The report, which was handed to the world’s governments in Poland, led to a new consensus rulebook for governments to measure and verify their emission targets set under the 2015 Paris accords. This will be tallied in 2020, when nations will have to commit to tougher emission targets for 2030. However, the talks were a failure, in that four major oil producing countries, US, Saudi Arabia, Russia and Kuwait, forced the conference to water down its embrace of the IPCC findings. Australia and the US celebrated coal at the conference, and the newly elected climate science-sceptic government of Brazil withdrew its offer to host next year’s talks.
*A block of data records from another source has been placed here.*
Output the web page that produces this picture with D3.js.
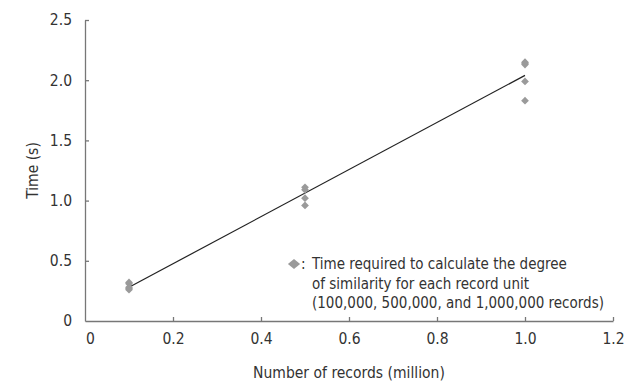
<!DOCTYPE html>
<html>
<head>
<meta charset="utf-8">
<script src="https://cdn.jsdelivr.net/npm/d3@7"></script>
<style>
  body { margin: 0; background: #fff; }
  text { font-family: "Liberation Sans Narrow", "DejaVu Sans Condensed", sans-serif; fill: #333; }
</style>
</head>
<body>
<div id="chart"></div>
<script>
// measured times (s) per record count (million)
const groupX = [0.1, 0.5, 1.0];
const groupTimes = [
    [0.32, 0.31, 0.28, 0.27, 0.26],
    [1.11, 1.09, 1.02, 0.96],
    [2.15, 2.14, 2.13, 1.99, 1.83]
];
// fitted line end points
const trendX = [0.1, 1.0];
const trendY = [0.28, 2.04];
const xTicks = [0, 0.2, 0.4, 0.6, 0.8, 1.0, 1.2];
const yTicks = [0, 0.5, 1.0, 1.5, 2.0, 2.5];
const legendLines = [
    'Time required to calculate the degree',
    'of similarity for each record unit',
    '(100,000, 500,000, and 1,000,000 records)'
];

const width = 629, height = 385;
const margin = { top: 20, right: 16, bottom: 64, left: 85 };

const svg = d3.select('#chart').append('svg')
    .attr('width', width)
    .attr('height', height);

const x = d3.scaleLinear().domain([0, 1.2]).range([margin.left, width - margin.right]);
const y = d3.scaleLinear().domain([0, 2.5]).range([height - margin.bottom, margin.top]);

// 坐标轴
const xAxis = svg.append('g')
    .attr('transform', `translate(0, ${y(0)})`)
    .call(d3.axisBottom(x).tickValues(xTicks).tickSizeInner(-4).tickSizeOuter(0)
        .tickFormat(d => d === 0 ? '0' : d3.format('.1f')(d)));
xAxis.selectAll('text').attr('y', 12).attr('font-size', 15.5);
xAxis.selectAll('.tick').filter(d => d === 0).select('text').attr('dx', 5);

const yAxis = svg.append('g')
    .attr('transform', `translate(${x(0)}, 0)`)
    .call(d3.axisLeft(y).tickValues(yTicks).tickSizeInner(-4).tickSizeOuter(0)
        .tickFormat(d => d === 0 ? '0' : d3.format('.1f')(d)));
yAxis.selectAll('text').attr('x', -13).attr('font-size', 15.5);

svg.selectAll('.domain, .tick line').attr('stroke', '#777').attr('stroke-width', 1.3);
svg.selectAll('.tick text').style('fill', '#333');
svg.selectAll('.tick').filter(d => d === 0).select('line').remove();

// axis titles
svg.append('text')
    .attr('x', (x(0) + x(1.2)) / 2)
    .attr('y', 378)
    .attr('text-anchor', 'middle')
    .attr('font-size', 15.5)
    .text('Number of records (million)');

svg.append('text')
    .attr('transform', `translate(38, ${(y(0) + y(2.5)) / 2}) rotate(-90)`)
    .attr('text-anchor', 'middle')
    .attr('font-size', 15.5)
    .text('Time (s)');

// trend line
svg.append('line')
    .attr('x1', x(trendX[0])).attr('y1', y(trendY[0]))
    .attr('x2', x(trendX[1])).attr('y2', y(trendY[1]))
    .attr('stroke', '#222').attr('stroke-width', 1.2);

// points
const points = [];
groupX.forEach((gx, i) => groupTimes[i].forEach(t => points.push({ x: gx, t: t })));
const diamond = d3.symbol().type(d3.symbolSquare).size(30);
svg.selectAll('.pt').data(points).enter()
    .append('path')
    .attr('class', 'pt')
    .attr('d', diamond)
    .attr('transform', d => `translate(${x(d.x)}, ${y(d.t)}) rotate(45)`)
    .attr('fill', '#9a9a9a');

// legend
const lg = svg.append('g').attr('transform', 'translate(294, 264)');
lg.append('path')
    .attr('d', d3.symbol().type(d3.symbolSquare).size(52))
    .attr('transform', 'scale(1.2, 1) rotate(45)')
    .attr('fill', '#9a9a9a');
lg.append('text').attr('x', 7).attr('dy', '0.35em').attr('font-size', 15).text(':');
lg.selectAll('.lt').data(legendLines).enter()
    .append('text')
    .attr('class', 'lt')
    .attr('x', 18)
    .attr('y', (d, i) => i * 19.5)
    .attr('dy', '0.35em')
    .attr('font-size', 15)
    .text(d => d);
</script>
</body>
</html>
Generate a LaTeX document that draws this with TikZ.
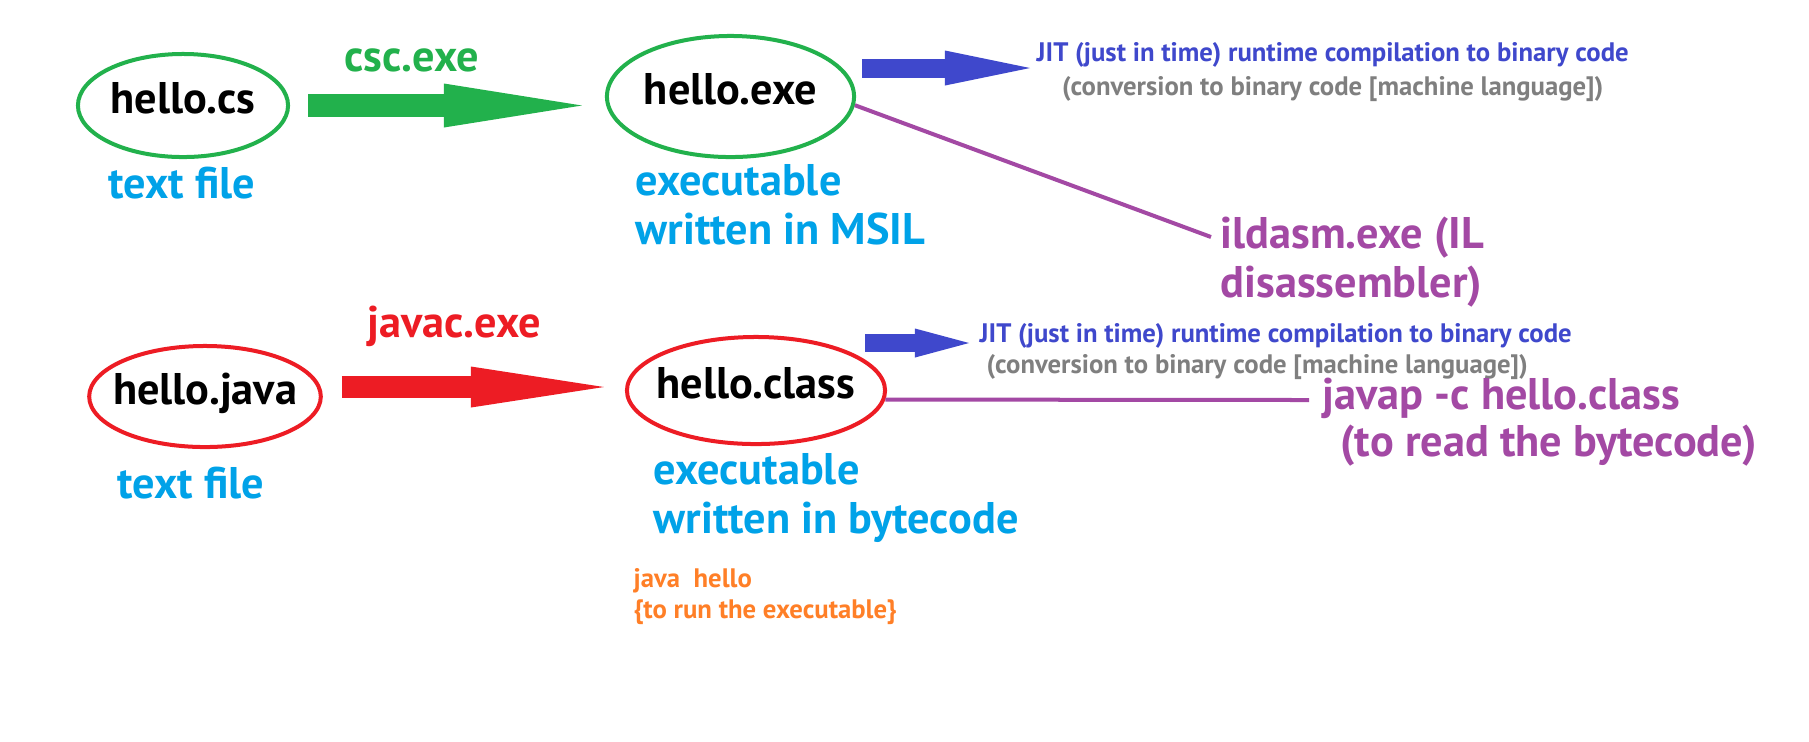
\documentclass[tikz,border=0pt]{standalone}
\usepackage{fontspec}
\setmainfont{PT Sans}
\usetikzlibrary{positioning, arrows.meta, calc, shapes.geometric}
\definecolor{csgreen}{HTML}{22B14C}
\definecolor{javared}{HTML}{ED1C24}
\definecolor{descblue}{HTML}{00A2E8}
\definecolor{jitblue}{HTML}{3F48CC}
\definecolor{jitgray}{HTML}{7F7F7F}
\definecolor{toolpurple}{HTML}{A349A4}
\definecolor{runorange}{HTML}{FF7F27}
\newcommand{\filefont}{\fontsize{12.6pt}{13.7pt}\selectfont\bfseries}
\newcommand{\notefont}{\fontsize{7.6pt}{8.6pt}\selectfont\bfseries}

\begin{document}
\begin{tikzpicture}[
    x=0.01cm, y=-0.01cm,
    every node/.style={inner sep=0pt},
    file/.style={
        ellipse, draw=#1, line width=0.04cm, font=\filefont,
        inner xsep=-0.3cm, text height=0.16cm, text depth=0pt
    },
    desc/.style={font=\filefont, text=descblue, align=left, anchor=base west},
    tool/.style={font=\filefont, text=#1, anchor=base west},
    note/.style={font=\notefont, text=#1, anchor=base west},
    bigarrow/.style n args={4}{
        draw=#1, line width=#2,
        -{Triangle[length=#3, width=#4, line width=0pt]}
    },
    link/.style={draw=toolpurple, line width=0.04cm},
]

\path[use as bounding box, fill=white] (0,0) rectangle (1809,741);

% === C# row ===
\node[file=csgreen, minimum width=2.10cm, minimum height=1.03cm] (cs) at (183,105.5) {hello.cs};
\node[file=csgreen, minimum width=2.47cm, minimum height=1.21cm] (exe) at (730.5,96.5) {hello.exe};
\node[tool=csgreen] (csc) at (344,71) {csc.exe};
\node[desc] (cstext) at (108,198) {text file};
\node[desc] (msil) at (635,244) {executable\\written in MSIL};
\node[note=jitblue, align=center] (jit) at (1036,95)
    {JIT (just in time) runtime compilation to binary code\\[0.03cm]
     \textcolor{jitgray}{(conversion to binary code [machine language])}};
\node[tool=toolpurple, align=left] (ildasm) at (1220,297) {ildasm.exe (IL\\disassembler)};

% === Java row ===
\node[file=javared, minimum width=2.315cm, minimum height=1.01cm] (java) at (205,396.5) {hello.java};
\node[file=javared, minimum width=2.58cm, minimum height=1.07cm] (class) at (756,390.5) {hello.class};
\node[tool=javared] (javac) at (367,337) {javac.exe};
\node[desc] (javatext) at (117,498) {text file};
\node[desc] (bytecode) at (653,533) {executable\\written in bytecode};
\node[note=jitblue, align=left] (jit2) at (979,373)
    {JIT (just in time) runtime compilation to binary code\\
     \hspace*{0.07cm}\textcolor{jitgray}{(conversion to binary code [machine language])}};
\node[tool=toolpurple, align=left] (javap) at (1322,456)
    {javap -c hello.class\\[-0.02cm]\hspace*{0.18cm}(to read the bytecode)};
\node[note=runorange, align=left] (run) at (633,618) {java\ \ hello\\\{to run the executable\}};

% ===== ARROWS =====

% compile steps
\draw[bigarrow={csgreen}{0.23cm}{1.38cm}{0.44cm}, shorten <=0.18cm, shorten >=0.23cm]
    (cs.east) -- (cs.east -| exe.west);

\coordinate (javaout) at ($(java.east)+(0,-9.5)$);
\draw[bigarrow={javared}{0.22cm}{1.33cm}{0.41cm}, shorten <=0.19cm, shorten >=0.21cm]
    (javaout) -- (javaout -| class.west);

% JIT arrows
\coordinate (jitin) at ($(jit.base west)+(-6,-27)$);
\draw[bigarrow={jitblue}{0.19cm}{0.85cm}{0.35cm}, shorten <=0.06cm]
    (jitin -| exe.east) -- (jitin);

\coordinate (jitin2) at ($(jit2.base west)+(-10,-30)$);
\draw[bigarrow={jitblue}{0.18cm}{0.54cm}{0.29cm}, shorten <=-0.22cm]
    (jitin2 -| class.east) -- (jitin2);

% disassembler links
\draw[link] (exe.-4) -- ($(ildasm.base west)+(-9,-60)$);
\draw[link] (class.-4) -- ($(javap.base west)+(-13,-56)$);

\end{tikzpicture}
\end{document}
There has been widespread anger and frustration at this continued denial of the severity of the problem. “The collapse of our civilizations and the extinction of much of the natural world is on the horizon," Sir David Attenborough told delegates in Poland. And one plenary speaker, 15-year-old Swedish climate activist Greta Thunberg, told the assembled dignitaries, “You say you love your children above all else, and yet you’re stealing their future in front of their very eyes…you only talk about moving forward with the same bad ideas that got us into this mess, even when the only sensible thing to do is to pull the emergency brake.You are not mature enough to tell it like it is. Even that burden you leave to us children."